Performance OpenMP collapse vs no collapse for large nested loops

Question

I was wondering if anyone knows a bid more about the perfomance of the collapse cause for large nested loops? Meaning I would like to compare the pragmas

omp parallel for private(i,j,k) collapse(3) schedule(static)

and

omp parallel for private(i,j,k) schedule(static)

for a nested loop construct like

for(int i=0; i<i_max; i++){
  for(int j=0; j<j_max; j++){
   for(int k=0; k<k_max; k++){
     A[i][j][k]=B[i][j][k]+C[i][j][k];
                              }
                             }
                            }

where i_max, j_max and k_max are all something like 5 - 10 times larger than the number of threads available.

If I understood the collapse cause correctly openmp would just collapse the 3 loops into one having the size i_max*j_max*k_maxand I would assume best perfomance if (i_max*j_max*k_max) mod #threads = 0.

Is it right that without the collapse cause openmp would only take the i loop parallel?

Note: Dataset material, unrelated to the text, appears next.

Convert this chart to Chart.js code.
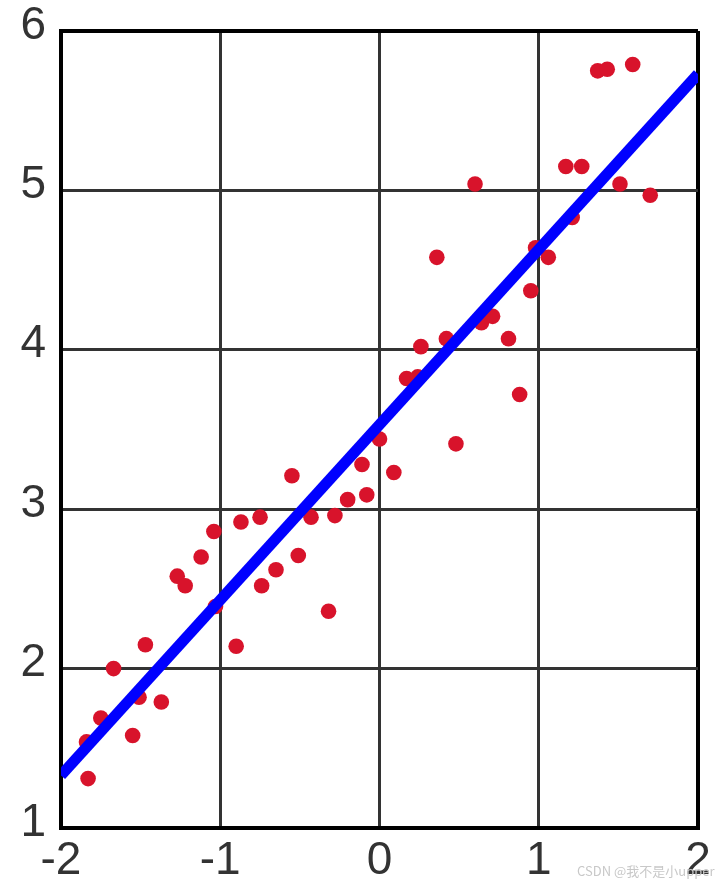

If so my next assumption would be to get the best perfomance for i_max mod #threads = 0 and I would expect comparable performances for both pragmas.

As you can see I am pretty much guessing here. Did anyone actually test the performance of both pragmas for cases such as this?

Answer 1

When you collapse the loops, OpenMP turns them into one big loop. The iteration space of that loop then gets divided into chunks and those get split among the threads according to the effective loop schedule. Depending on the divisibility of the individual loop iterations by the number of threads, you might end up in a situation where a chunk contains incomplete inner loops. An example case would be when none of i_max, j_max, and k_max is divisible by the number of threads, but i_max * j_max * k_max is. Moreover, different chunks might contain different parts of the incomplete loops. And then this all depends on the run-time configurable number of threads. So the vectoriser might be inhibited as the compiler is unable to reliably model the vectorisation of the loop and evaluate whether it will be beneficial or not. It will also have to create serial loops that handle the case when the number of loop iterations is not divisible by the vector length or the data is not aligned.

When only the outer loop is parallel, the compiler is free to transform the inner loops as it sees fit, e.g., it could safely vectorise those loops. Whether that will be faster than the previous case is not clear. Vectorisation improves computational performance, but it also puts more pressure on the memory subsystem. The ratio of those determines if there will be a benefit.

On the other hand, assuming that A, B, and C are all i_max x j_max x k_max (and that x <= x_max is a typo and should actually be x < x_max), a really smart compiler will notice that you are iterating over all possible indices and basically summing two 1-D vectors and turn the collapsed loop into something like

#pragma omp parallel schedule(static)
for (z = 0; z < i_max * j_max * k_max; z++)
   A_lin[z] = B_lin[z] + C_lin[z];

where X_lin[] is the linearised 1-D view of the data behind X[][][]. There is a great potential for vectorisation here, so it really depends on how much analysis the compiler is able to perform.

There is no silver bullet solution and no one algorithm that performs equally good across many types of hardware. That's why OpenMP provides a lot of tunables that can be set via environment variables. Also note that when comparing the performance on a server CPU and a desktop CPU, one should keep in mind that server CPUs usually have much larger last-level caches and more memory channels with higher main memory bandwidth, so vectorised codes perform better on large amounts of data.